残滓の読み方や意味とは?
「残滓」は「ざんし」と読みます。普段聞き慣れない言葉なのですが、
- 残り物・残りカス
- 後に残った役に立たないもの
着物ちゃん
日本人にとって馴染みの深い日本茶。湯飲みに付いた茶渋も「お茶の残滓」と言えます。
チャーリー
じゃあ、コーヒーや紅茶を飲んだ後でカップに残る汚れも「残滓」だね。
「ざんさい」は慣用句
「残滓」の正しい読み方は「ざんし」ですが、「ざんさい」と読まれることがあります。
これは誤った読み方なのですが、一般的に「ざんさい」と読まれることが多くなり、慣用句として定着しました。辞書にも、慣用句として載っていることが多い読み方です。
着物ちゃん
読み方が違うだけで、意味は変わりません。
残滓の語源
「残滓」は「残」と「滓」という漢字で成り立っています。それぞれの漢字の意味はこちらです。
残(のこす・ザン) | 残り・余り・残す |
滓(かす・おり・シ・サイ) | かす・よごれ・けがれ |
「滓」が「残」っているということから、「残滓」という言葉が生まれたと思われます。
残滓の使い方・用例
それでは残滓の用例をみていきましょう。
物理的な意味の「残滓」の使い方
日常生活では、残りカスと言うことが多く、「残滓」という言葉はなかなか出てきませんが、覚えておくと人から一目置かれるかもしれません。
お母さん
ちょっと!食べた後にはちゃんと残滓を片付けておいてよね!
占い師
トルコには、コーヒーの残滓がどのように残ったかを見て占う、コーヒー占いという文化があるのよ。
古い物・事を比喩(または揶揄)する使い方
「残滓」は、過去から残っている記憶・思い出などを表している場合もあります。また、時代遅れなどの皮肉を込めて揶揄する時にも使われます。
よしこ
あの人との思い出の残滓が消えなくて切ない。
クワ
今は何でも機械がやってくれる時代だもんな…。僕なんか大昔の残滓なのかな…。
議員
令和となった今、古い残滓は一掃して、新しい政策に取り組んでいこうではありませんか!
残滓の類語
「残滓」の類語には次のようなものがあります。
残留物(ざんりゅうぶつ) | 残って留まっている物 |
残余(ざんよ) | 何かを取り除いた後に残っている物 |
名残(なごり) | ある事が過ぎた後に残る影響・余韻 |
着物ちゃん
「残留物」や「残余」は、物質を表す時に使われるわね。「名残」は、物ではなく人の気持ちを表していることが多いわね。
萌え袖ちゃん
「名残惜しい(なごりおしい)」っていう言葉は私もよく使うわ。
残滓と残渣の違い
この「残滓」と似ている言葉として「残渣(ざんさ)」という言葉があります。漢字も似ていて読み方も似ているのですが、微妙に違いがあります。
残滓と残渣の違い
- 「残滓」は、濾過した後に残っている物・カス
- 「残渣」は、溶かして濾過した後で溶けずに残っている物
コーヒーを例に挙げて説明します。
コーヒーを飲み終わった後、カップの内側に残ったカスは「残滓」です。(フィルターで濾過した後に残った)。

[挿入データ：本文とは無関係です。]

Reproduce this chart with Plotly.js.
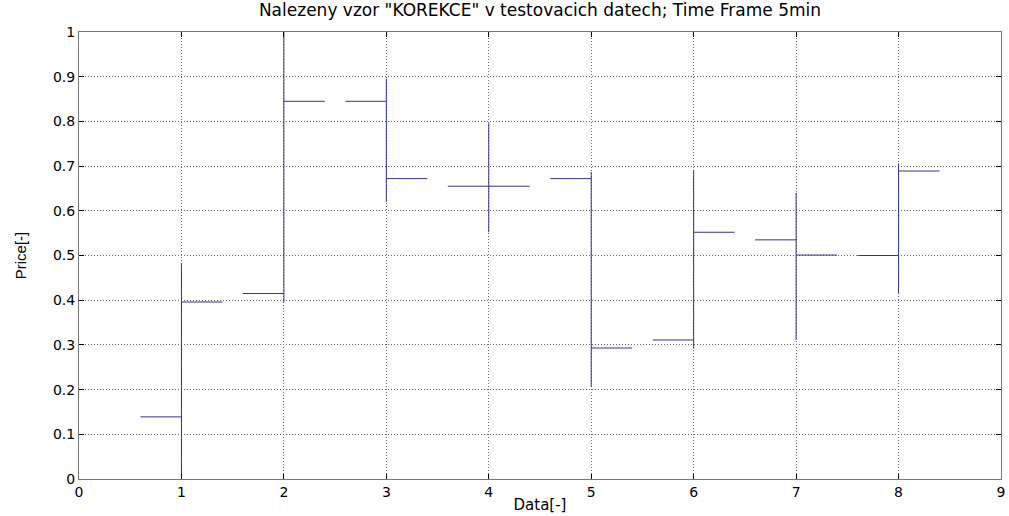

一方、フィルターの中に残っている豆のカスは「残渣」です。(お湯で溶かして濾過した後でも、溶けずに残っている)。
両者の大きな違いは、溶かしているか・溶かしていないか、です。これは人体にも当てはまり、胃で消化されずに残った物を「残渣物」と言います。
萌え袖ちゃん
ドラマのセリフで聞いたことがあるわ。「残渣物」から、いろいろな謎を解いていたわ。
「残滓」と違って「残渣」は、溶かすという化学的な要素を含むため、物質的な残り物を示す時にしか使われません。
残滓の意味のまとめ
日常生活ではあまりというかほぼ触れることのない「残滓」という言葉ですが、意味を知ると以外に身近な言葉であることが分かります。会話で使う機会は少なくても、本を読んでいる時や、何かを調べている時には目にするときもあると思います。
同じ表記で違うニュアンスで使われる場合もあるので、意味を間違えないように注意しましょう。